No se puede permitir que la represión y la impunidad sigan siendo el método para gobernar. La verdadera autoridad se construye desde la justicia, desde la ética y el compromiso con la ciudadanía. Porque si dejamos que estas prácticas se naturalicen, entonces, ¿qué pasará con nuestro sistema democrático? ¿Qué quedará de la justicia, del respeto y de los derechos?

La respuesta, seguramente, la tenemos todos los que queremos vivir en un país donde las leyes sean la base de la convivencia y donde gobernar sea, en realidad, servir y proteger a la gente.

¿Se puede gobernar así? La historia nos dice que no, y la ética también.

¿Cómo calificar esto? ¿Qué palabras usamos para describir el manejo de un legado que fue donado para bien de toda la comunidad, como en el caso de finca el pongo? una propiedad que, desde su origen, fue un acto de generosidad y servicio a los ciudadanos de perico, destinado a favorecer a la salud pública, a la educación y al desarrollo local. Pero, ¿qué sucede cuando esa misma propiedad empieza a ser disputada, políticamente apropiada y manejada discrecionalmente?

Aquí estamos frente a un claro ejemplo de lo que se puede llamar un estado usurpador del patrimonio público. Es decir, una situación en la que los recursos de todos terminan en manos de unos pocos, con la excusa de supuestos derechos o intereses particulares, pero en la realidad, en detrimento del interés general. Esta práctica, lamentablemente, conforma un fenómeno que en algunos círculos podemos calificar como corrupción institucionalizada oprivatización encubierta del patrimonio.

Y, más allá de las categorías legales y políticas, lo que realmente nos afecta es la pérdida de confianza en las instituciones, la falta de transparencia, y el daño que se genera en la comunidad cuando un bien que fue donado para el bien común termina siendo manejado de manera discrecional o arbitraria. La ciudadanía, que espera que sus instituciones actúen con responsabilidad, ve cómo ese legado se diluye en intereses particulares, y la percepción de justicia se ve seriamente afectada.

En definitiva, este fenómeno de apropiación indebida del patrimonio público no solo es un problema legal, sino un desafío ético. Nos invita a exigir mayor vigilancia ciudadana, mayor transparencia y un gobernador, un intendente, una justicia que defiendan los derechos de todos por igual.

Porque si seguimos por este camino, la democracia queda en jaque.
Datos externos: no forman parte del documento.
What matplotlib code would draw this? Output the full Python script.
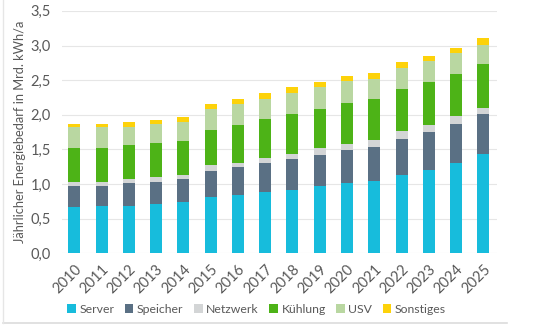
import numpy as np
import matplotlib
matplotlib.use('Agg')
import matplotlib.pyplot as plt
from matplotlib.lines import Line2D

years = [str(y) for y in range(2010, 2026)]

# segment heights per year (Mrd. kWh/a)
server = [0.67, 0.68, 0.69, 0.71, 0.74, 0.82, 0.85, 0.89, 0.92, 0.97, 1.01, 1.04, 1.13, 1.20, 1.31, 1.44]
speicher = [0.30, 0.29, 0.32, 0.32, 0.33, 0.37, 0.40, 0.41, 0.44, 0.45, 0.48, 0.50, 0.52, 0.55, 0.56, 0.57]
netzwerk = [0.06, 0.06, 0.06, 0.07, 0.06, 0.08, 0.06, 0.08, 0.08, 0.10, 0.09, 0.10, 0.11, 0.11, 0.11, 0.09]
kuehlung = [0.49, 0.49, 0.49, 0.49, 0.49, 0.51, 0.55, 0.56, 0.57, 0.57, 0.59, 0.59, 0.61, 0.61, 0.61, 0.63]
usv = [0.30, 0.30, 0.27, 0.28, 0.28, 0.31, 0.30, 0.29, 0.31, 0.31, 0.32, 0.29, 0.30, 0.31, 0.30, 0.28]
sonstiges = [0.05, 0.05, 0.07, 0.06, 0.07, 0.07, 0.07, 0.08, 0.08, 0.08, 0.07, 0.09, 0.09, 0.07, 0.08, 0.10]

series = [
    ('Server', server, '#17bcdc'),
    ('Speicher', speicher, '#5a7084'),
    ('Netzwerk', netzwerk, '#d3d5d6'),
    ('Kühlung', kuehlung, '#4db317'),
    ('USV', usv, '#b9d7a1'),
    ('Sonstiges', sonstiges, '#fdd20a'),
]

plt.rcParams['font.family'] = ['Lato', 'DejaVu Sans']

fig = plt.figure(figsize=(5.39, 3.30), dpi=100)
ax = fig.add_axes([0.115, 0.232, 0.807, 0.735])

x = np.arange(len(years))
bottom = np.zeros(len(years))
for name, vals, col in series:
    ax.bar(x, vals, width=0.44, bottom=bottom, color=col, label=name, zorder=3)
    bottom += np.array(vals)

ax.set_ylim(0, 3.5)
ax.set_xlim(-0.45, len(years) - 0.5)
ax.set_yticks(np.arange(0, 3.51, 0.5))
ax.set_yticklabels([f'{v:.1f}'.replace('.', ',') for v in np.arange(0, 3.51, 0.5)])
ax.set_xticks(x)
ax.set_xticklabels(years, rotation=45, ha='right', rotation_mode='anchor')
ax.grid(axis='y', color='#e6e6e6', linewidth=0.8, zorder=0)
for s in ax.spines.values():
    s.set_visible(False)
ax.tick_params(length=0, colors='#595959', labelsize=10.5)
ax.tick_params(axis='y', pad=8)
ax.tick_params(axis='x', pad=6)
ax.set_ylabel('Jährlicher Energiebedarf in Mrd. kWh/a', color='#595959', fontsize=9.3, labelpad=3)

handles, labels = ax.get_legend_handles_labels()
fig.legend(handles, labels, loc='center', bbox_to_anchor=(0.476, 0.063), ncol=6,
           frameon=False, fontsize=8.8, handlelength=0.7, handleheight=0.7,
           handletextpad=0.3, columnspacing=0.85, labelcolor='#595959')

# light frame around the chart
fig.add_artist(Line2D([0.005, 0.94], [0.022, 0.022], color='#dcdcdc', linewidth=1.2))
fig.add_artist(Line2D([0.006, 0.006], [0.022, 1.0], color='#e6e6e6', linewidth=1.0))

fig.savefig('out.png', dpi=100)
La confianza en las instituciones se erosiona y, en esencia, estamos permitiendo que una parte de la historia y del legado que le pertenece a todos sea usurpada y destruida con complicidad silenciosa o activa.

¿Cuál sería la solución? transparentar, auditar, devolver lo que no es propio y fortalecer las instituciones para que el patrimonio público sea de todos y para todos. Porque, en definitiva, este es nuestro patrimonio, y debemos protegerlo.